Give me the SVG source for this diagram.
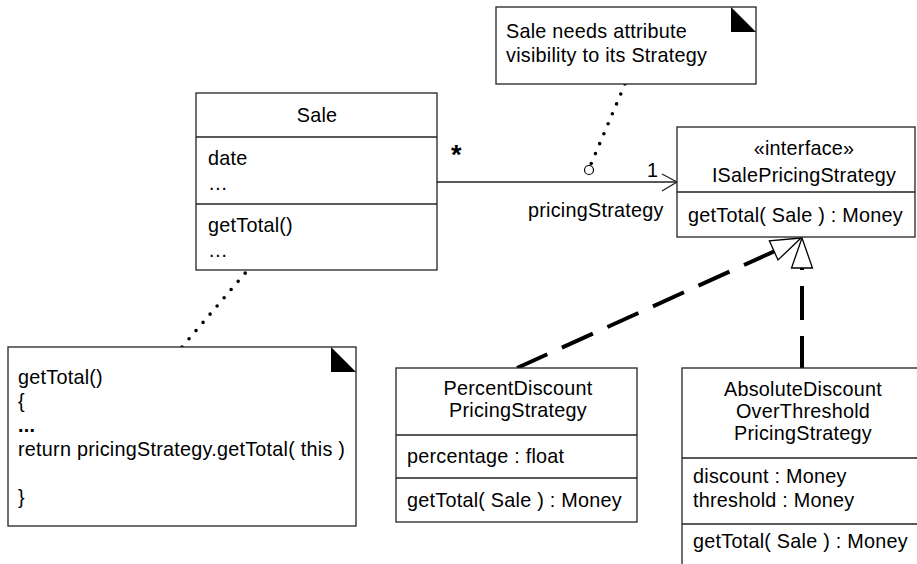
<svg xmlns="http://www.w3.org/2000/svg" width="917" height="564" viewBox="0 0 917 564">
<style>
text{font-family:"Liberation Sans",Arial,sans-serif;font-size:19.8px;letter-spacing:0.25px;fill:#000}
.c{text-anchor:middle}
.box{fill:#fff;stroke:#222;stroke-width:1.3}
.ln{stroke:#222;stroke-width:1.3;fill:none}
.dot{stroke:#000;stroke-width:3.6;stroke-linecap:round;stroke-dasharray:0 10.8;fill:none}
.dash{stroke:#000;stroke-width:4;stroke-dasharray:34 16;fill:none}
.tri{fill:#fff;stroke:#000;stroke-width:1.3}
</style>
<rect width="917" height="564" fill="#fff"/>
<g id="connectors">
  <line class="ln" x1="437" y1="182" x2="677" y2="182"/>
  <polyline class="ln" points="662,174 677,182 662,191"/>
  <text x="451" y="164" style="font-weight:bold;font-size:27px">*</text>
  <text x="647" y="177">1</text>
  <text x="528" y="217">pricingStrategy</text>
  <path class="dot" d="M625,84 L591,164"/>
  <circle cx="589" cy="170" r="4.5" fill="#fff" stroke="#000" stroke-width="1.2"/>
  <path class="dot" d="M182,347 L259,257"/>
  <circle cx="267" cy="248" r="4.5" fill="#fff" stroke="#000" stroke-width="1.2"/>
  <path class="dash" d="M775,251 L517,368"/>
  <polygon class="tri" points="801,238 769.4,240.8 778,260"/>
  <path class="dash" d="M802,370 L802,268"/>
  <polygon class="tri" points="802,238 791.5,268 812.5,268"/>
</g>
<g id="sale">
  <rect class="box" x="196" y="93" width="241" height="177"/>
  <line class="ln" x1="196" y1="137" x2="437" y2="137"/>
  <line class="ln" x1="196" y1="204" x2="437" y2="204"/>
  <text class="c" x="317" y="122">Sale</text>
  <text x="208" y="165">date</text>
  <text x="208" y="190">…</text>
  <text x="208" y="232">getTotal()</text>
  <text x="208" y="257">…</text>
</g>
<g id="note-visibility">
  <rect class="box" x="496" y="7" width="260" height="77"/>
  <polygon points="731,7 731,32 756,32" fill="#000"/>
  <text x="506" y="38">Sale needs attribute</text>
  <text x="506" y="62">visibility to its Strategy</text>
</g>
<g id="note-gettotal">
  <rect class="box" x="8" y="347" width="348" height="179"/>
  <polygon points="331,347 331,372 356,372" fill="#000"/>
  <text x="18" y="384">getTotal()</text>
  <text x="18" y="408">{</text>
  <text x="18" y="432" style="font-weight:bold">...</text>
  <text x="18" y="456">return pricingStrategy.getTotal( this )</text>
  <text x="18" y="504">}</text>
</g>
<g id="isalepricingstrategy">
  <rect class="box" x="677" y="127" width="238" height="110"/>
  <line class="ln" x1="677" y1="192" x2="915" y2="192"/>
  <text class="c" x="804" y="155">«interface»</text>
  <text class="c" x="804" y="182">ISalePricingStrategy</text>
  <text x="688" y="222">getTotal( Sale ) : Money</text>
</g>
<g id="percentdiscount">
  <rect class="box" x="396" y="368" width="241" height="154"/>
  <line class="ln" x1="396" y1="435" x2="637" y2="435"/>
  <line class="ln" x1="396" y1="478" x2="637" y2="478"/>
  <text class="c" x="518" y="395">PercentDiscount</text>
  <text class="c" x="518" y="417">PricingStrategy</text>
  <text x="407" y="463">percentage : float</text>
  <text x="407" y="507">getTotal( Sale ) : Money</text>
</g>
<g id="absolutediscount">
  <rect class="box" x="682" y="368" width="250" height="210"/>
  <line class="ln" x1="682" y1="458" x2="932" y2="458"/>
  <line class="ln" x1="682" y1="524" x2="932" y2="524"/>
  <text class="c" x="803" y="396">AbsoluteDiscount</text>
  <text class="c" x="803" y="418">OverThreshold</text>
  <text class="c" x="803" y="440">PricingStrategy</text>
  <text x="693" y="483">discount : Money</text>
  <text x="693" y="507">threshold : Money</text>
  <text x="693" y="548">getTotal( Sale ) : Money</text>
</g>
</svg>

________________

DESCRIPTION OF THE TASK :: Drop the images and repeat the data exactly.

IN RESPONSE ::
Give me the SVG source for this diagram.
<svg xmlns="http://www.w3.org/2000/svg" width="917" height="564" viewBox="0 0 917 564">
<style>
text{font-family:"Liberation Sans",Arial,sans-serif;font-size:19.8px;letter-spacing:0.25px;fill:#000}
.c{text-anchor:middle}
.box{fill:#fff;stroke:#222;stroke-width:1.3}
.ln{stroke:#222;stroke-width:1.3;fill:none}
.dot{stroke:#000;stroke-width:3.6;stroke-linecap:round;stroke-dasharray:0 10.8;fill:none}
.dash{stroke:#000;stroke-width:4;stroke-dasharray:34 16;fill:none}
.tri{fill:#fff;stroke:#000;stroke-width:1.3}
</style>
<rect width="917" height="564" fill="#fff"/>
<g id="connectors">
  <line class="ln" x1="437" y1="182" x2="677" y2="182"/>
  <polyline class="ln" points="662,174 677,182 662,191"/>
  <text x="451" y="164" style="font-weight:bold;font-size:27px">*</text>
  <text x="647" y="177">1</text>
  <text x="528" y="217">pricingStrategy</text>
  <path class="dot" d="M625,84 L591,164"/>
  <circle cx="589" cy="170" r="4.5" fill="#fff" stroke="#000" stroke-width="1.2"/>
  <path class="dot" d="M182,347 L259,257"/>
  <circle cx="267" cy="248" r="4.5" fill="#fff" stroke="#000" stroke-width="1.2"/>
  <path class="dash" d="M775,251 L517,368"/>
  <polygon class="tri" points="801,238 769.4,240.8 778,260"/>
  <path class="dash" d="M802,370 L802,268"/>
  <polygon class="tri" points="802,238 791.5,268 812.5,268"/>
</g>
<g id="sale">
  <rect class="box" x="196" y="93" width="241" height="177"/>
  <line class="ln" x1="196" y1="137" x2="437" y2="137"/>
  <line class="ln" x1="196" y1="204" x2="437" y2="204"/>
  <text class="c" x="317" y="122">Sale</text>
  <text x="208" y="165">date</text>
  <text x="208" y="190">…</text>
  <text x="208" y="232">getTotal()</text>
  <text x="208" y="257">…</text>
</g>
<g id="note-visibility">
  <rect class="box" x="496" y="7" width="260" height="77"/>
  <polygon points="731,7 731,32 756,32" fill="#000"/>
  <text x="506" y="38">Sale needs attribute</text>
  <text x="506" y="62">visibility to its Strategy</text>
</g>
<g id="note-gettotal">
  <rect class="box" x="8" y="347" width="348" height="179"/>
  <polygon points="331,347 331,372 356,372" fill="#000"/>
  <text x="18" y="384">getTotal()</text>
  <text x="18" y="408">{</text>
  <text x="18" y="432" style="font-weight:bold">...</text>
  <text x="18" y="456">return pricingStrategy.getTotal( this )</text>
  <text x="18" y="504">}</text>
</g>
<g id="isalepricingstrategy">
  <rect class="box" x="677" y="127" width="238" height="110"/>
  <line class="ln" x1="677" y1="192" x2="915" y2="192"/>
  <text class="c" x="804" y="155">«interface»</text>
  <text class="c" x="804" y="182">ISalePricingStrategy</text>
  <text x="688" y="222">getTotal( Sale ) : Money</text>
</g>
<g id="percentdiscount">
  <rect class="box" x="396" y="368" width="241" height="154"/>
  <line class="ln" x1="396" y1="435" x2="637" y2="435"/>
  <line class="ln" x1="396" y1="478" x2="637" y2="478"/>
  <text class="c" x="518" y="395">PercentDiscount</text>
  <text class="c" x="518" y="417">PricingStrategy</text>
  <text x="407" y="463">percentage : float</text>
  <text x="407" y="507">getTotal( Sale ) : Money</text>
</g>
<g id="absolutediscount">
  <rect class="box" x="682" y="368" width="250" height="210"/>
  <line class="ln" x1="682" y1="458" x2="932" y2="458"/>
  <line class="ln" x1="682" y1="524" x2="932" y2="524"/>
  <text class="c" x="803" y="396">AbsoluteDiscount</text>
  <text class="c" x="803" y="418">OverThreshold</text>
  <text class="c" x="803" y="440">PricingStrategy</text>
  <text x="693" y="483">discount : Money</text>
  <text x="693" y="507">threshold : Money</text>
  <text x="693" y="548">getTotal( Sale ) : Money</text>
</g>
</svg>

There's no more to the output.